Use Cosmos DB or Storage for state. Workflow progress, checkpoints, and artifacts should live in cloud-side stores (Cosmos DB, Azure Storage), not on the VM’s local disk. If the VM dies, the state survives. See State and Artifacts for the storage split.

Keep scheduling in cloud services. If the work is timer-driven, use a cloud-side timer (Azure Functions, Logic Apps) that enqueues work items to Service Bus. The VM consumes from the queue. Do not run cron jobs on the VM for workflow orchestration.

Security considerations

A VM in a private network with access to sensitive targets needs careful security:

Managed identity. Use Azure managed identity for the VM to authenticate to cloud services (Service Bus, Cosmos DB, Storage, Key Vault). No credentials stored on disk or in environment variables. The VM’s identity gets only the RBAC roles it needs.

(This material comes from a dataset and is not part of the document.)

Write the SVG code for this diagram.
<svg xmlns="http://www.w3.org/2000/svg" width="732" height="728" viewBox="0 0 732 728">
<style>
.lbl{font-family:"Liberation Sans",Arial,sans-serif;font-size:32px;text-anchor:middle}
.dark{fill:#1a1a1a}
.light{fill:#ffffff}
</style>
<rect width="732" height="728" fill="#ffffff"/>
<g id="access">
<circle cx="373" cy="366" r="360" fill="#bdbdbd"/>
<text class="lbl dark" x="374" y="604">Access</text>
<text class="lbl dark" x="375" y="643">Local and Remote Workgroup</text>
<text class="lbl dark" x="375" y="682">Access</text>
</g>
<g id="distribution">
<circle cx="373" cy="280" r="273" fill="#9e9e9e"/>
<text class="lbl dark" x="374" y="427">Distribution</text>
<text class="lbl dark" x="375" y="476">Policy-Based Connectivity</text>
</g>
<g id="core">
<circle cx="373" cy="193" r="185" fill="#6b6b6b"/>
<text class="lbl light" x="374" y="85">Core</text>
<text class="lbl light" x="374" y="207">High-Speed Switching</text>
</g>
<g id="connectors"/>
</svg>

Private endpoints. Connect the VM to Azure services (Service Bus, Cosmos DB, Storage) over private endpoints so traffic stays on the Azure backbone and never traverses the public internet.

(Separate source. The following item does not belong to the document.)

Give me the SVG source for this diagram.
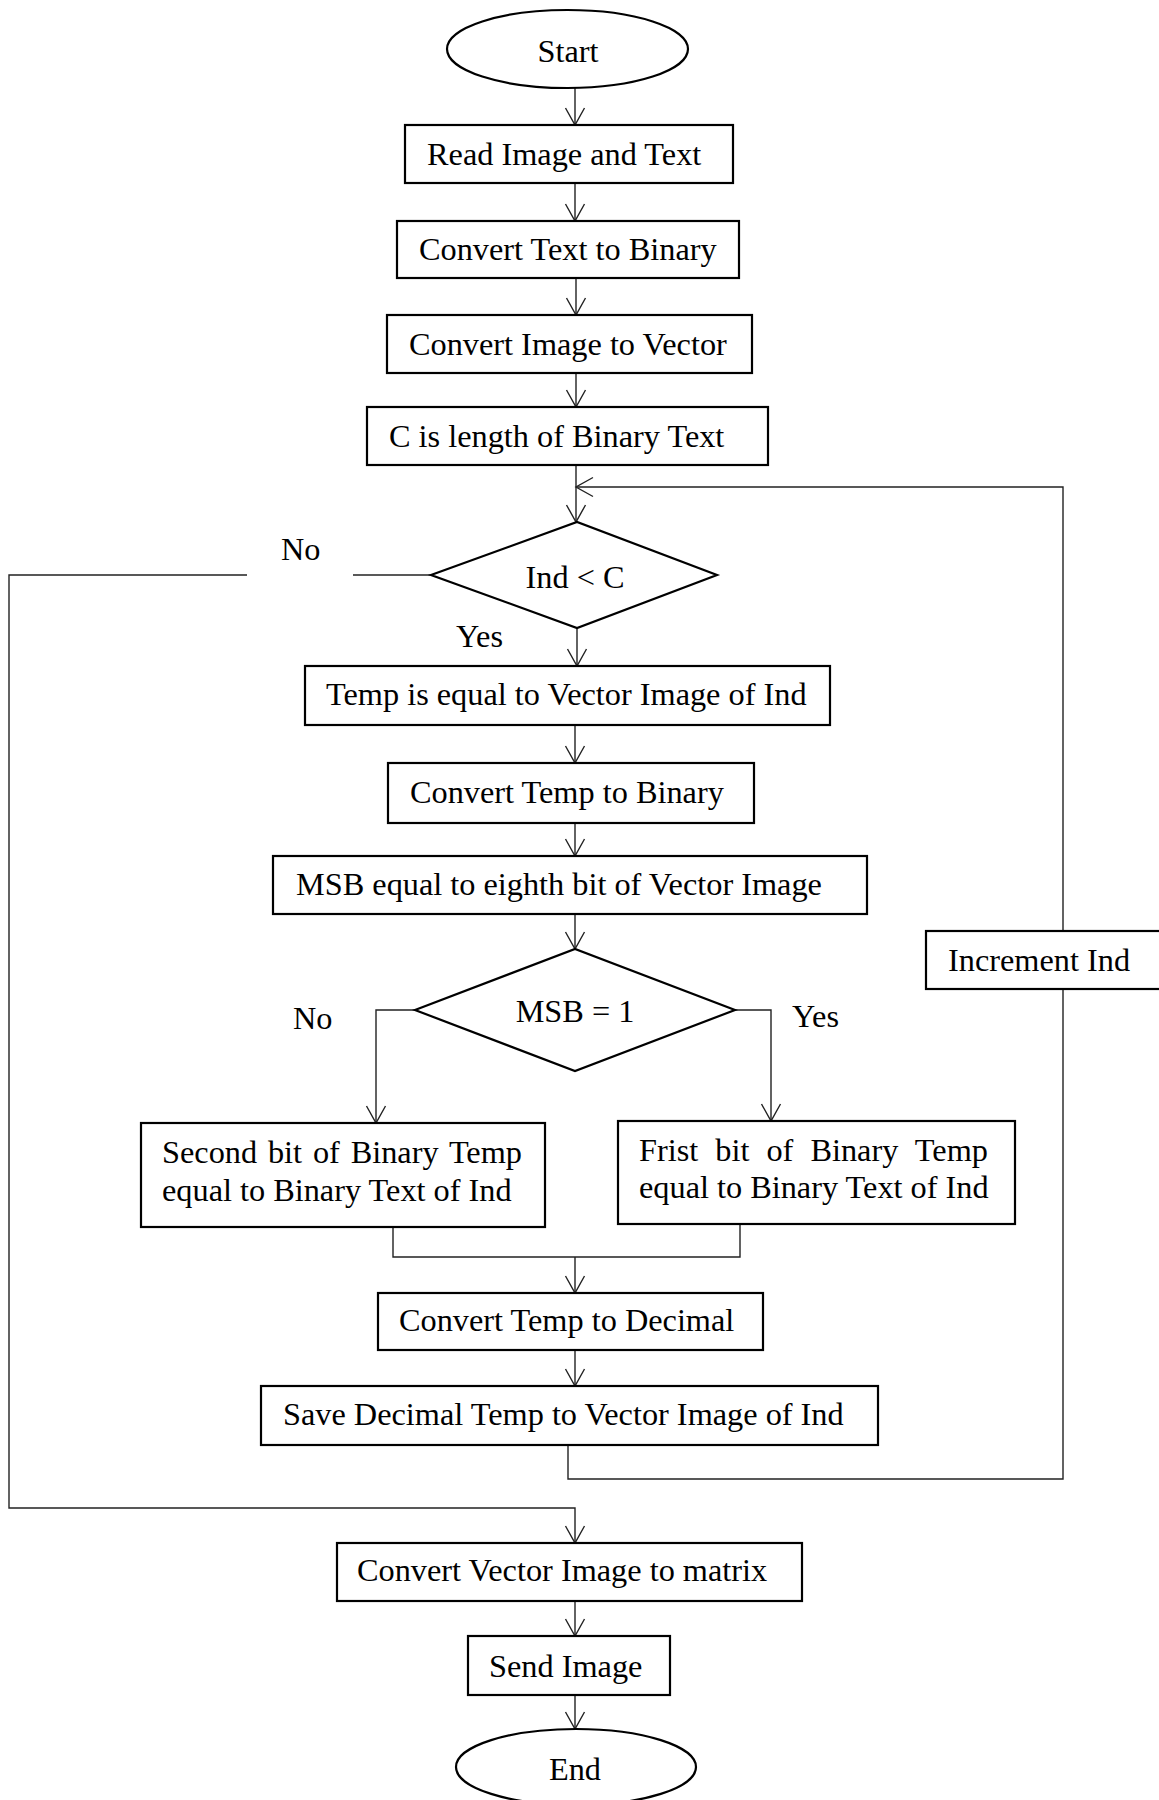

NSG rules. Network Security Groups should restrict the VM’s inbound and outbound traffic to exactly what is needed. Block everything else. The VM should accept connections from the on-prem targets it serves and from Azure management services, nothing more.

Minimal surface. Do not install anything on the VM beyond what the worker needs. No development tools, no admin portals, no SSH from the internet. Treat it as an appliance.

Trade-offs

This pattern solves real reachability and host-control problems, but it adds operational cost:

You own the machine lifecycle. Patching, monitoring, disk management, and OS updates are your responsibility. Managed compute handles this for you.
Scaling is manual. Adding capacity means provisioning more VMs, not adjusting a slider. Plan for peak load or accept that scaling takes time.
Failure is louder. A crashed VM stops processing entirely until it is restarted. Managed compute auto-recovers. Build monitoring and auto-restart into your operational model.
Cost is constant. The VM runs (and costs money) whether it is processing work or idle. Right-size it for the actual workload.

Choose this pattern because the boundary requires it, not because it feels familiar.

When not to use this pattern

This pattern is wrong when:

The target is publicly reachable. If the downstream system exposes a public API (or can be reached through an API gateway), use managed compute. A VM adds complexity for no benefit.
Managed compute can reach the target. Azure Functions with VNet integration, Container Apps with private networking, or Azure App Service with hybrid connections can reach many “private” targets without a dedicated VM.
There is no machine-specific dependency. If the worker is pure application code with no OS-level requirements, containerize it and run it on managed compute.
You are avoiding learning managed services. Adding VMs because they are familiar, when managed compute would work, creates unnecessary operational burden.

If the network and host constraints are absent, use the simpler patterns: Graph-Driven Automation for Functions-based work, or Reliable Worker for Service Bus-driven processing on managed compute.